**Required task**
Output the full listing below exactly as it reads, and skip anything that is a picture.

**Raw data**
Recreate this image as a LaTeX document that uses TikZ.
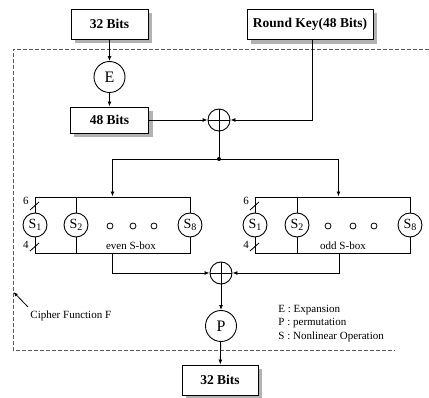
\documentclass[tikz,border=0pt]{standalone}
\usepackage{fontspec}
\setmainfont{Liberation Serif}
\usetikzlibrary{arrows.meta,backgrounds}
\begin{document}
\begin{tikzpicture}[x=1pt,y=-1pt,
  line width=0.9pt,
  arr/.style={-{Latex[length=5pt,width=4pt]}},
  box/.style={draw,fill=white,minimum height=30pt,inner sep=0pt,
    font=\fontsize{13.5}{15}\selectfont\bfseries},
  shade/.style={fill=gray!60,draw=none},
  opc/.style={draw,circle,fill=white,minimum size=31pt,inner sep=0pt,font=\fontsize{16}{18}\selectfont},
  xorc/.style={draw,circle,minimum size=22pt,inner sep=0pt,
    path picture={\draw (path picture bounding box.north) -- (path picture bounding box.south)
      (path picture bounding box.west) -- (path picture bounding box.east);}},
  sc/.style={draw,circle,fill=white,minimum size=24pt,inner sep=0pt,font=\fontsize{14}{15}\selectfont},
  dotc/.style={draw,circle,minimum size=6pt,inner sep=0pt,line width=0.8pt},
  sbox/.style={draw,minimum width=155pt,minimum height=56pt,inner sep=0pt},
  small/.style={font=\fontsize{11}{12}\selectfont,inner sep=0pt},
  frame/.style={dashed,line width=0.5pt,gray!70!black,dash pattern=on 4pt off 2pt},
  slash/.style={line width=0.8pt}
]
\useasboundingbox (0,0) rectangle (429,398);

% dashed frame of the cipher function
\draw[frame] (429,49) -- (13,49) -- (13,350) -- (395,350);

% top part
\node[box,minimum width=77pt] (in) at (109.5,24) {32 Bits};
\node[box,minimum width=126pt] (key) at (310,24.5) {Round Key(48 Bits)};
\node[opc] (E) at (109.5,77) {E};
\node[box,minimum width=78pt,minimum height=26pt] (b48) at (109.5,120) {48 Bits};
\node[xorc] (x1) at (219,120) {};
\coordinate (j) at (219,159);

\draw[arr] (in) -- (E);
\draw[arr] (E) -- (b48);
\draw[arr] (b48) -- (x1);
\draw[arr] ([xshift=2pt]key.south) |- (x1);
\draw (x1) -- (j);
\fill (j) circle (2pt);

% S-box blocks
\node[sbox] (L) at (112.5,225) {};
\node[sbox] (R) at (332.5,225) {};

\draw[arr] (j) -| (L.north);
\draw[arr] (j) -| ([xshift=6pt]R.north);

% left block contents
\draw (76,197) -- (76,253);
\node[sc] (ls1) at (35,225) {S\raisebox{-0.25ex}{\fontsize{10}{10}\selectfont 1}};
\node[sc] (ls2) at (76,225) {S\raisebox{-0.25ex}{\fontsize{10}{10}\selectfont 2}};
\node[sc] (ls8) at (190,225) {S\raisebox{-0.25ex}{\fontsize{10}{10}\selectfont 8}};
\node[dotc] (ld1) at (110,226) {};
\node[dotc] (ld2) at (133,226) {};
\node[dotc] (ld3) at (154,226) {};
\draw[slash] (30,210) -- (39,202);
\draw[slash] (30,251) -- (39,243);
\node[small] (l6) at (26,201) {6};
\node[small] (l4) at (26,245) {4};
\node[small] (lt) at (131,246) {even S-box};

% right block contents
\draw (297,197) -- (297,253);
\node[sc] (rs1) at (255,225) {S\raisebox{-0.25ex}{\fontsize{10}{10}\selectfont 1}};
\node[sc] (rs2) at (297,225) {S\raisebox{-0.25ex}{\fontsize{10}{10}\selectfont 2}};
\node[sc] (rs8) at (410,225) {S\raisebox{-0.25ex}{\fontsize{10}{10}\selectfont 8}};
\node[dotc] (rd1) at (328,226) {};
\node[dotc] (rd2) at (353,226) {};
\node[dotc] (rd3) at (374,226) {};
\draw[slash] (250,210) -- (259,202);
\draw[slash] (250,251) -- (259,243);
\node[small] (r6) at (246,201) {6};
\node[small] (r4) at (246,245) {4};
\node[small] (rt) at (343,246) {odd S-box};

% bottom part
\node[xorc] (x2) at (221,273) {};
\node[opc] (P) at (221,326) {P};
\node[box,minimum width=76pt] (out) at (220,380) {32 Bits};

\draw[arr] (L.south) |- (x2);
\draw[arr] ([xshift=7pt]R.south) |- (x2);
\draw[arr] (x2) -- (P);
\draw[arr] (P) -- (out);

% drop shadows of the boxes
\begin{scope}[on background layer]
  \foreach \b in {in,key,b48,out}
    \fill[shade] ([shift={(4,4)}]\b.north west) rectangle ([shift={(4,4)}]\b.south east);
\end{scope}

% legend
\node[small,anchor=west] (lgE) at (278,310) {E : Expansion};
\node[small,anchor=west] (lgP) at (278,323.5) {P : permutation};
\node[small,anchor=west] (lgS) at (278,337) {S : Nonlinear Operation};

% cipher function label
\node[small,anchor=west] (cf) at (30,316) {Cipher Function F};
\coordinate (cft) at (28,307);
\coordinate (cfh) at (13.5,292);
\draw[-{Latex[length=4.5pt,width=3.5pt]},line width=0.8pt] (cft) -- (cfh);
\end{tikzpicture}
\end{document}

**Answer below**
Recreate this image as a LaTeX document that uses TikZ.
\documentclass[tikz,border=0pt]{standalone}
\usepackage{fontspec}
\setmainfont{Liberation Serif}
\usetikzlibrary{arrows.meta,backgrounds}
\begin{document}
\begin{tikzpicture}[x=1pt,y=-1pt,
  line width=0.9pt,
  arr/.style={-{Latex[length=5pt,width=4pt]}},
  box/.style={draw,fill=white,minimum height=30pt,inner sep=0pt,
    font=\fontsize{13.5}{15}\selectfont\bfseries},
  shade/.style={fill=gray!60,draw=none},
  opc/.style={draw,circle,fill=white,minimum size=31pt,inner sep=0pt,font=\fontsize{16}{18}\selectfont},
  xorc/.style={draw,circle,minimum size=22pt,inner sep=0pt,
    path picture={\draw (path picture bounding box.north) -- (path picture bounding box.south)
      (path picture bounding box.west) -- (path picture bounding box.east);}},
  sc/.style={draw,circle,fill=white,minimum size=24pt,inner sep=0pt,font=\fontsize{14}{15}\selectfont},
  dotc/.style={draw,circle,minimum size=6pt,inner sep=0pt,line width=0.8pt},
  sbox/.style={draw,minimum width=155pt,minimum height=56pt,inner sep=0pt},
  small/.style={font=\fontsize{11}{12}\selectfont,inner sep=0pt},
  frame/.style={dashed,line width=0.5pt,gray!70!black,dash pattern=on 4pt off 2pt},
  slash/.style={line width=0.8pt}
]
\useasboundingbox (0,0) rectangle (429,398);

% dashed frame of the cipher function
\draw[frame] (429,49) -- (13,49) -- (13,350) -- (395,350);

% top part
\node[box,minimum width=77pt] (in) at (109.5,24) {32 Bits};
\node[box,minimum width=126pt] (key) at (310,24.5) {Round Key(48 Bits)};
\node[opc] (E) at (109.5,77) {E};
\node[box,minimum width=78pt,minimum height=26pt] (b48) at (109.5,120) {48 Bits};
\node[xorc] (x1) at (219,120) {};
\coordinate (j) at (219,159);

\draw[arr] (in) -- (E);
\draw[arr] (E) -- (b48);
\draw[arr] (b48) -- (x1);
\draw[arr] ([xshift=2pt]key.south) |- (x1);
\draw (x1) -- (j);
\fill (j) circle (2pt);

% S-box blocks
\node[sbox] (L) at (112.5,225) {};
\node[sbox] (R) at (332.5,225) {};

\draw[arr] (j) -| (L.north);
\draw[arr] (j) -| ([xshift=6pt]R.north);

% left block contents
\draw (76,197) -- (76,253);
\node[sc] (ls1) at (35,225) {S\raisebox{-0.25ex}{\fontsize{10}{10}\selectfont 1}};
\node[sc] (ls2) at (76,225) {S\raisebox{-0.25ex}{\fontsize{10}{10}\selectfont 2}};
\node[sc] (ls8) at (190,225) {S\raisebox{-0.25ex}{\fontsize{10}{10}\selectfont 8}};
\node[dotc] (ld1) at (110,226) {};
\node[dotc] (ld2) at (133,226) {};
\node[dotc] (ld3) at (154,226) {};
\draw[slash] (30,210) -- (39,202);
\draw[slash] (30,251) -- (39,243);
\node[small] (l6) at (26,201) {6};
\node[small] (l4) at (26,245) {4};
\node[small] (lt) at (131,246) {even S-box};

% right block contents
\draw (297,197) -- (297,253);
\node[sc] (rs1) at (255,225) {S\raisebox{-0.25ex}{\fontsize{10}{10}\selectfont 1}};
\node[sc] (rs2) at (297,225) {S\raisebox{-0.25ex}{\fontsize{10}{10}\selectfont 2}};
\node[sc] (rs8) at (410,225) {S\raisebox{-0.25ex}{\fontsize{10}{10}\selectfont 8}};
\node[dotc] (rd1) at (328,226) {};
\node[dotc] (rd2) at (353,226) {};
\node[dotc] (rd3) at (374,226) {};
\draw[slash] (250,210) -- (259,202);
\draw[slash] (250,251) -- (259,243);
\node[small] (r6) at (246,201) {6};
\node[small] (r4) at (246,245) {4};
\node[small] (rt) at (343,246) {odd S-box};

% bottom part
\node[xorc] (x2) at (221,273) {};
\node[opc] (P) at (221,326) {P};
\node[box,minimum width=76pt] (out) at (220,380) {32 Bits};

\draw[arr] (L.south) |- (x2);
\draw[arr] ([xshift=7pt]R.south) |- (x2);
\draw[arr] (x2) -- (P);
\draw[arr] (P) -- (out);

% drop shadows of the boxes
\begin{scope}[on background layer]
  \foreach \b in {in,key,b48,out}
    \fill[shade] ([shift={(4,4)}]\b.north west) rectangle ([shift={(4,4)}]\b.south east);
\end{scope}

% legend
\node[small,anchor=west] (lgE) at (278,310) {E : Expansion};
\node[small,anchor=west] (lgP) at (278,323.5) {P : permutation};
\node[small,anchor=west] (lgS) at (278,337) {S : Nonlinear Operation};

% cipher function label
\node[small,anchor=west] (cf) at (30,316) {Cipher Function F};
\coordinate (cft) at (28,307);
\coordinate (cfh) at (13.5,292);
\draw[-{Latex[length=4.5pt,width=3.5pt]},line width=0.8pt] (cft) -- (cfh);
\end{tikzpicture}
\end{document}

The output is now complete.